» Exercise directions:
Transcribe everything in the data word for word. Pictures are left out.

====== Given data ======

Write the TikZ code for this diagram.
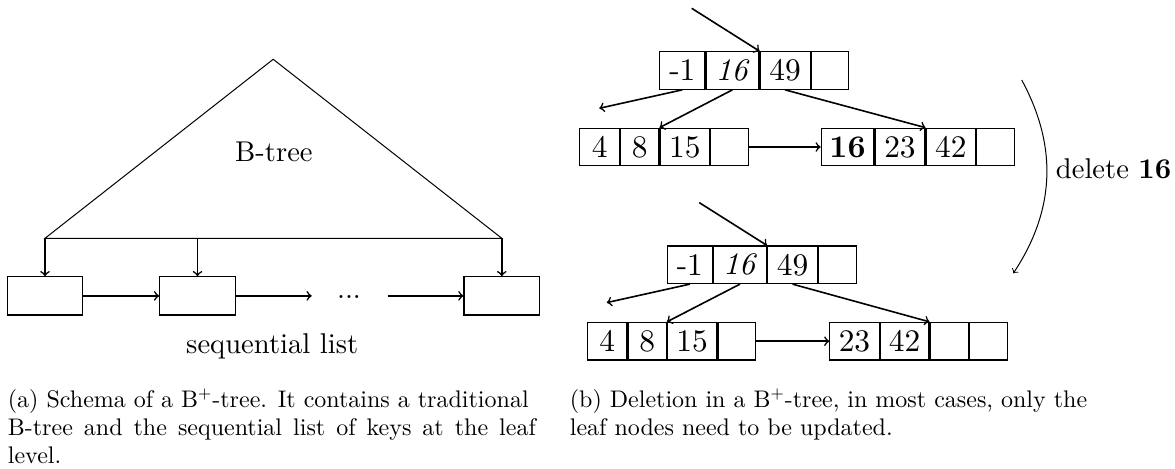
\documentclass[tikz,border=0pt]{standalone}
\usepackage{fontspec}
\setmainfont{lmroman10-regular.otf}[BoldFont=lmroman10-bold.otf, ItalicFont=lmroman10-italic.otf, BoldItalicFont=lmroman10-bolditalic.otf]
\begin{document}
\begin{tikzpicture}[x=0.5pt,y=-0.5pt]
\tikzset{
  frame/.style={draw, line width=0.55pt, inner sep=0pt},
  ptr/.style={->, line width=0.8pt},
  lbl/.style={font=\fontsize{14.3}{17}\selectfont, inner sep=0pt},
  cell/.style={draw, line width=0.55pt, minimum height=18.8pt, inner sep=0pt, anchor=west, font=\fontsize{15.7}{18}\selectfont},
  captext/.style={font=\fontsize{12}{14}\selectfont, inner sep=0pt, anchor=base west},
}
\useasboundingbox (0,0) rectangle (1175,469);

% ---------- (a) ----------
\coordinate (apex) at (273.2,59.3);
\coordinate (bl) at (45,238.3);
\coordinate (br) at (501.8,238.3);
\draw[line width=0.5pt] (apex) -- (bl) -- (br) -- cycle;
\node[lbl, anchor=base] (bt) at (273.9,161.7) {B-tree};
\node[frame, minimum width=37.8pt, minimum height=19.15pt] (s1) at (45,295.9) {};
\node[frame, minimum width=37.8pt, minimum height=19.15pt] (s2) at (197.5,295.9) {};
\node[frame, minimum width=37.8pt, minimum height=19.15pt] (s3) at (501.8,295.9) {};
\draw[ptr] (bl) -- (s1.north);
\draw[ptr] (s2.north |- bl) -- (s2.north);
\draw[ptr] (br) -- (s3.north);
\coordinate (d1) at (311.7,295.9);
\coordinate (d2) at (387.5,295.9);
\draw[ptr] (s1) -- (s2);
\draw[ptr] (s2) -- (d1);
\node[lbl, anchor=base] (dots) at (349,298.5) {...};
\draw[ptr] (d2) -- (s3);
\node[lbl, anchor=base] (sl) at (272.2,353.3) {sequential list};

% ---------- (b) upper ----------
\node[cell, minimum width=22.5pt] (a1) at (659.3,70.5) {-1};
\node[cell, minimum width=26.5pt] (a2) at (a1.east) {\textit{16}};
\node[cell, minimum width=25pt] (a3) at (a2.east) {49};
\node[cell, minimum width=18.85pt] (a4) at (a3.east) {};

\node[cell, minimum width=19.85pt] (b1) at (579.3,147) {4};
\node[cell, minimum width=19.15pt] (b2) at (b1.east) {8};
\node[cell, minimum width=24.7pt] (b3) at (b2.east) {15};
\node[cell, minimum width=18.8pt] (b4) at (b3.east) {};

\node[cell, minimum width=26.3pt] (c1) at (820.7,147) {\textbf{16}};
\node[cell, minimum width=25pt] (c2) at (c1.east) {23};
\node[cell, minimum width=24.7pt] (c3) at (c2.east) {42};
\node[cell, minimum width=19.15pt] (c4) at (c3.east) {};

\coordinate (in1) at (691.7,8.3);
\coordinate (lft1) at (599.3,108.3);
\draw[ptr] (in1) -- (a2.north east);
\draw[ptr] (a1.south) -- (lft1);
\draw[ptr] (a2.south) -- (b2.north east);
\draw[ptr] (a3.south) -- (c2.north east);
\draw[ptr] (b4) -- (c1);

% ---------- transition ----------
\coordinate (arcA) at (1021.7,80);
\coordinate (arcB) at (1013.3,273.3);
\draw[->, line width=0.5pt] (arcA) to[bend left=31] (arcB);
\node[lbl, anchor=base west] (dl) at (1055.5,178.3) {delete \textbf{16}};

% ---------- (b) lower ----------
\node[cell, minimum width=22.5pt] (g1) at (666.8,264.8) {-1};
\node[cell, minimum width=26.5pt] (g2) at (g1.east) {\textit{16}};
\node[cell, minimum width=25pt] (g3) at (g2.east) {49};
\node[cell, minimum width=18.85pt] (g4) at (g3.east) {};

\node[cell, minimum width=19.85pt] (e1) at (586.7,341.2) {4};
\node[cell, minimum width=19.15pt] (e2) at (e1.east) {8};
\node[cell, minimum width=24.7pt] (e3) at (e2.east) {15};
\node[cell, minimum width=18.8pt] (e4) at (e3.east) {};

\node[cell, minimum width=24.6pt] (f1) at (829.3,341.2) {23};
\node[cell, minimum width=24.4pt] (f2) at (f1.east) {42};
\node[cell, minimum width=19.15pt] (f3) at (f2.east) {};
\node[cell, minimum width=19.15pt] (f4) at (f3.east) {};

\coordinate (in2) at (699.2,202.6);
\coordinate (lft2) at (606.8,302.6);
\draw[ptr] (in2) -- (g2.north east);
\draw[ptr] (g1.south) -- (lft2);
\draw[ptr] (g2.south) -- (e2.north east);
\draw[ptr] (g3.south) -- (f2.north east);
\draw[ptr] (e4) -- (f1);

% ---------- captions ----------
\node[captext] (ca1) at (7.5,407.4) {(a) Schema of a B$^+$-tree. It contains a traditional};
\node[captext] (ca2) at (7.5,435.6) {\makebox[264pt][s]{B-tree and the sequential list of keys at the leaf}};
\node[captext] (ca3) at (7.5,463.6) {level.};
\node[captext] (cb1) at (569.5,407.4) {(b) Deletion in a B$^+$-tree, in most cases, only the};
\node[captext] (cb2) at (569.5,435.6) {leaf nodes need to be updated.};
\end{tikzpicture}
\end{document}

======

» Problem solution:
Write the TikZ code for this diagram.
\documentclass[tikz,border=0pt]{standalone}
\usepackage{fontspec}
\setmainfont{lmroman10-regular.otf}[BoldFont=lmroman10-bold.otf, ItalicFont=lmroman10-italic.otf, BoldItalicFont=lmroman10-bolditalic.otf]
\begin{document}
\begin{tikzpicture}[x=0.5pt,y=-0.5pt]
\tikzset{
  frame/.style={draw, line width=0.55pt, inner sep=0pt},
  ptr/.style={->, line width=0.8pt},
  lbl/.style={font=\fontsize{14.3}{17}\selectfont, inner sep=0pt},
  cell/.style={draw, line width=0.55pt, minimum height=18.8pt, inner sep=0pt, anchor=west, font=\fontsize{15.7}{18}\selectfont},
  captext/.style={font=\fontsize{12}{14}\selectfont, inner sep=0pt, anchor=base west},
}
\useasboundingbox (0,0) rectangle (1175,469);

% ---------- (a) ----------
\coordinate (apex) at (273.2,59.3);
\coordinate (bl) at (45,238.3);
\coordinate (br) at (501.8,238.3);
\draw[line width=0.5pt] (apex) -- (bl) -- (br) -- cycle;
\node[lbl, anchor=base] (bt) at (273.9,161.7) {B-tree};
\node[frame, minimum width=37.8pt, minimum height=19.15pt] (s1) at (45,295.9) {};
\node[frame, minimum width=37.8pt, minimum height=19.15pt] (s2) at (197.5,295.9) {};
\node[frame, minimum width=37.8pt, minimum height=19.15pt] (s3) at (501.8,295.9) {};
\draw[ptr] (bl) -- (s1.north);
\draw[ptr] (s2.north |- bl) -- (s2.north);
\draw[ptr] (br) -- (s3.north);
\coordinate (d1) at (311.7,295.9);
\coordinate (d2) at (387.5,295.9);
\draw[ptr] (s1) -- (s2);
\draw[ptr] (s2) -- (d1);
\node[lbl, anchor=base] (dots) at (349,298.5) {...};
\draw[ptr] (d2) -- (s3);
\node[lbl, anchor=base] (sl) at (272.2,353.3) {sequential list};

% ---------- (b) upper ----------
\node[cell, minimum width=22.5pt] (a1) at (659.3,70.5) {-1};
\node[cell, minimum width=26.5pt] (a2) at (a1.east) {\textit{16}};
\node[cell, minimum width=25pt] (a3) at (a2.east) {49};
\node[cell, minimum width=18.85pt] (a4) at (a3.east) {};

\node[cell, minimum width=19.85pt] (b1) at (579.3,147) {4};
\node[cell, minimum width=19.15pt] (b2) at (b1.east) {8};
\node[cell, minimum width=24.7pt] (b3) at (b2.east) {15};
\node[cell, minimum width=18.8pt] (b4) at (b3.east) {};

\node[cell, minimum width=26.3pt] (c1) at (820.7,147) {\textbf{16}};
\node[cell, minimum width=25pt] (c2) at (c1.east) {23};
\node[cell, minimum width=24.7pt] (c3) at (c2.east) {42};
\node[cell, minimum width=19.15pt] (c4) at (c3.east) {};

\coordinate (in1) at (691.7,8.3);
\coordinate (lft1) at (599.3,108.3);
\draw[ptr] (in1) -- (a2.north east);
\draw[ptr] (a1.south) -- (lft1);
\draw[ptr] (a2.south) -- (b2.north east);
\draw[ptr] (a3.south) -- (c2.north east);
\draw[ptr] (b4) -- (c1);

% ---------- transition ----------
\coordinate (arcA) at (1021.7,80);
\coordinate (arcB) at (1013.3,273.3);
\draw[->, line width=0.5pt] (arcA) to[bend left=31] (arcB);
\node[lbl, anchor=base west] (dl) at (1055.5,178.3) {delete \textbf{16}};

% ---------- (b) lower ----------
\node[cell, minimum width=22.5pt] (g1) at (666.8,264.8) {-1};
\node[cell, minimum width=26.5pt] (g2) at (g1.east) {\textit{16}};
\node[cell, minimum width=25pt] (g3) at (g2.east) {49};
\node[cell, minimum width=18.85pt] (g4) at (g3.east) {};

\node[cell, minimum width=19.85pt] (e1) at (586.7,341.2) {4};
\node[cell, minimum width=19.15pt] (e2) at (e1.east) {8};
\node[cell, minimum width=24.7pt] (e3) at (e2.east) {15};
\node[cell, minimum width=18.8pt] (e4) at (e3.east) {};

\node[cell, minimum width=24.6pt] (f1) at (829.3,341.2) {23};
\node[cell, minimum width=24.4pt] (f2) at (f1.east) {42};
\node[cell, minimum width=19.15pt] (f3) at (f2.east) {};
\node[cell, minimum width=19.15pt] (f4) at (f3.east) {};

\coordinate (in2) at (699.2,202.6);
\coordinate (lft2) at (606.8,302.6);
\draw[ptr] (in2) -- (g2.north east);
\draw[ptr] (g1.south) -- (lft2);
\draw[ptr] (g2.south) -- (e2.north east);
\draw[ptr] (g3.south) -- (f2.north east);
\draw[ptr] (e4) -- (f1);

% ---------- captions ----------
\node[captext] (ca1) at (7.5,407.4) {(a) Schema of a B$^+$-tree. It contains a traditional};
\node[captext] (ca2) at (7.5,435.6) {\makebox[264pt][s]{B-tree and the sequential list of keys at the leaf}};
\node[captext] (ca3) at (7.5,463.6) {level.};
\node[captext] (cb1) at (569.5,407.4) {(b) Deletion in a B$^+$-tree, in most cases, only the};
\node[captext] (cb2) at (569.5,435.6) {leaf nodes need to be updated.};
\end{tikzpicture}
\end{document}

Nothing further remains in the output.